Task prompt
From the listing below, pull each line that includes "chart".

Collected data
----------

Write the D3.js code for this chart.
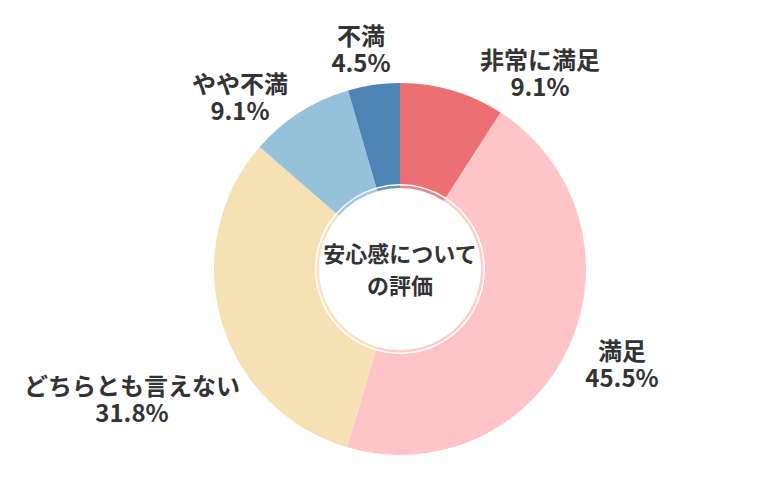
<!DOCTYPE html>
<html>
<head>
<meta charset="utf-8">
<script src="https://cdn.jsdelivr.net/npm/d3@7"></script>
<style>
  html, body { margin: 0; padding: 0; background: #fff; }
  svg { display: block; }
  text { font-family: "Noto Sans CJK JP", "Noto Sans", sans-serif; font-weight: 700; fill: #333; }
</style>
</head>
<body>
<svg id="chart" width="780" height="500"></svg>
<script>
// ---- data ----
const categories = ["非常に満足", "満足", "どちらとも言えない", "やや不満", "不満"];
const values = [9.1, 45.5, 31.8, 9.1, 4.5];
const valueLabels = ["9.1%", "45.5%", "31.8%", "9.1%", "4.5%"];
const colors = ["#EC7073", "#FFC4C7", "#F5E1B4", "#95C2DA", "#4E83B5"];
const centerTitle = ["安心感について", "の評価"];

// ---- layout (label anchor offsets from the chart centre, in px) ----
const labelOffsets = [[140, -195], [222, 96], [-268, 131], [-160, -171], [-39, -219]];

const svg = d3.select("#chart");
const cx = 400, cy = 269;
const R = 186, rInner = 85, ringOuter = 83.5, ringInner = 81;

const data = categories.map((c, i) => ({ cat: c, value: values[i], label: valueLabels[i], color: colors[i], off: labelOffsets[i] }));

const pie = d3.pie().value(d => d.value).sort(null);
const arcs = pie(data);

const g = svg.append("g").attr("transform", `translate(${cx},${cy})`);

const arc = d3.arc().innerRadius(rInner).outerRadius(R);
g.selectAll("path.slice").data(arcs).join("path")
  .attr("class", "slice")
  .attr("d", arc)
  .attr("fill", d => d.data.color);

const ring = d3.arc().innerRadius(ringInner).outerRadius(ringOuter);
g.selectAll("path.ring").data(arcs).join("path")
  .attr("class", "ring")
  .attr("d", ring)
  .attr("fill", d => d.data.color)
  .attr("opacity", 0.85);

// centre title
const ct = g.append("text").attr("text-anchor", "middle").style("font-size", "22px");
centerTitle.forEach((t, i) => {
  ct.append("tspan").attr("x", 0).attr("y", -15 + i * 32).attr("dy", "0.35em").text(t);
});

// outer labels
const lab = g.selectAll("text.lab").data(arcs).join("text")
  .attr("class", "lab")
  .attr("text-anchor", "middle")
  .style("font-size", "24px");
lab.append("tspan")
  .attr("x", d => d.data.off[0])
  .attr("y", d => d.data.off[1] - 13.5)
  .attr("dy", "0.35em")
  .text(d => d.data.cat);
lab.append("tspan")
  .attr("x", d => d.data.off[0])
  .attr("y", d => d.data.off[1] + 13.5)
  .attr("dy", "0.35em")
  .text(d => d.data.label);
</script>
</body>
</html>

----------

In response
Write the D3.js code for this chart.
<svg id="chart" width="780" height="500"></svg>
// ---- layout (label anchor offsets from the chart centre, in px) ----
const svg = d3.select("#chart");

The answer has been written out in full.